THe differenece in energy between two points on a circuit per unit of charge. A strong RA and a strong OA paired together will have a high voltage a wra and woa will have a small voltage. THe units of voltage is volts (J/C or V). To calculate the voltage you use the formula ∆E= Er(SOA)-Er(SRA). Since the data booklet gives a reduction half rxn table the oxidaiton potential has the oppositee value. Since the data booklet half rxn table is centered around the hydrogen half cell (hence why it has 0.00v) all other given voltages are relative. Therefore to calculate voltage around a new reference you use the formula Voltage - "new reference" = new voltage. Remember net voltage never changes even if the reference does.

Cell stoich can be used to calculate moles of e-'s since they are included in half cell half rxns, by using the amount of current, time and Faradays constant. Faradays constant relates the amount of charge transferred to amound of electricity, F=9.65x10⁴ C/mole e-. This means one mole of e- has a charge of 9.65x10^4 C. We can use the formula n_e=It/F where ne is the number of moles of e-, I is the current in amps (A or C/s), t is time in seconds and F is the constant.

They are another kind of electrochemical cell, except they convert electric energy into chemical energy nonspontaneously (unlike voltaic cells which are the opposite). These rxns do not require a salt bridge as they are nonspontaneous and they use a power source instead of a voltimeter. Determining the half rxn is similar to how you do it with voltaic cells except this time the SRAA is above the SOAC on your table.

It is when Electrolysis occurs with solutions containing Cl-(aq), chloride is used as the SRA instead of water. In these situations water is the SRA but Cl- is used instead as they react preferentially. Names for these solutions are salt water, ocean water, brine, brackish, etc.

Molten means liquid, this means there is no water present in these cells, though molten ionic compounds still split up into ions like an aq cell meaning we still have electrolytes but their states are liquid. To create an electrolysis eqxn for this situation we list our species without water and use the SOAC and SRAA to make a net reaction.

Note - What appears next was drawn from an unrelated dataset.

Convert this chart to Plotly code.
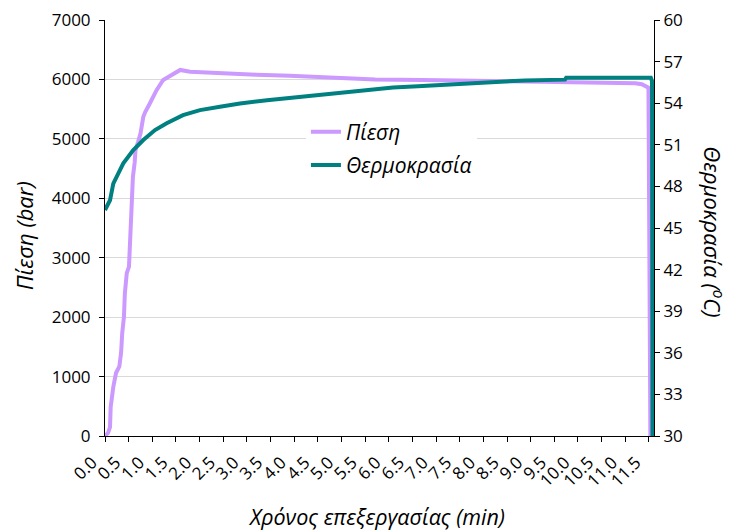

Electroplating is the process of coating or plating a metal w/ another thru electrolysis. This is for decoration or corrosion prevention. Electrorefining is the process of purifying/refining a metal from alloy/ores thru electrolyis, copper is usually used. Remember that during electrolysis your cathode collects and anode away (anode loses).

When a cell is linked to another cell we can assume the number of electrons passing through one cell is the same as the other. We can use this to figure out the electrons in the anode and cathode by first figuring out the moles of the electrons for the half rxn with a given mass and then using that number to figure the mass change at the other electrode. Additonally if current and time are the same across multiple electrodes we can figure how much different materials gain and lose in comparison.

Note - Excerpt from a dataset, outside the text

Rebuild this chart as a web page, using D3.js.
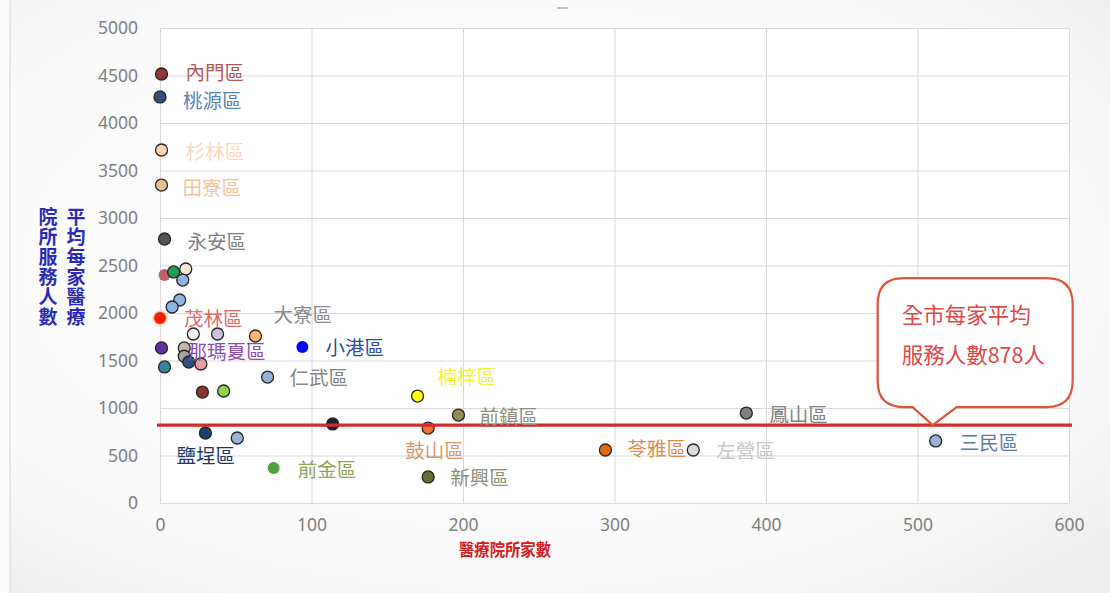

A dry cell is a sealed electric cell with semi-solid conductors. A primary battery cannot be recharged, a secondary battery can. A fuel cell is a cell where the fuel is continuosly added (hydrogen fuel).

• To prevent the corrosion of metals we can use a sacrificial anode which will oxidize instead. These are metals that are better SRA's so that the more valuable metal will not be used and these will be oxidized instead. For iron we most commonly use Mg(s), Al(s) and Zn(s) as they are affordable and safe (the others are either explosive (Na, Li and K), or poisonous (Cr)). 
• We can also paint metals so they are not exposed and therefore cannot rust, Galvanize them - coat them with zinc, or apply a current - the DC electricity applies electrons to the OA so the metal doesn't have to.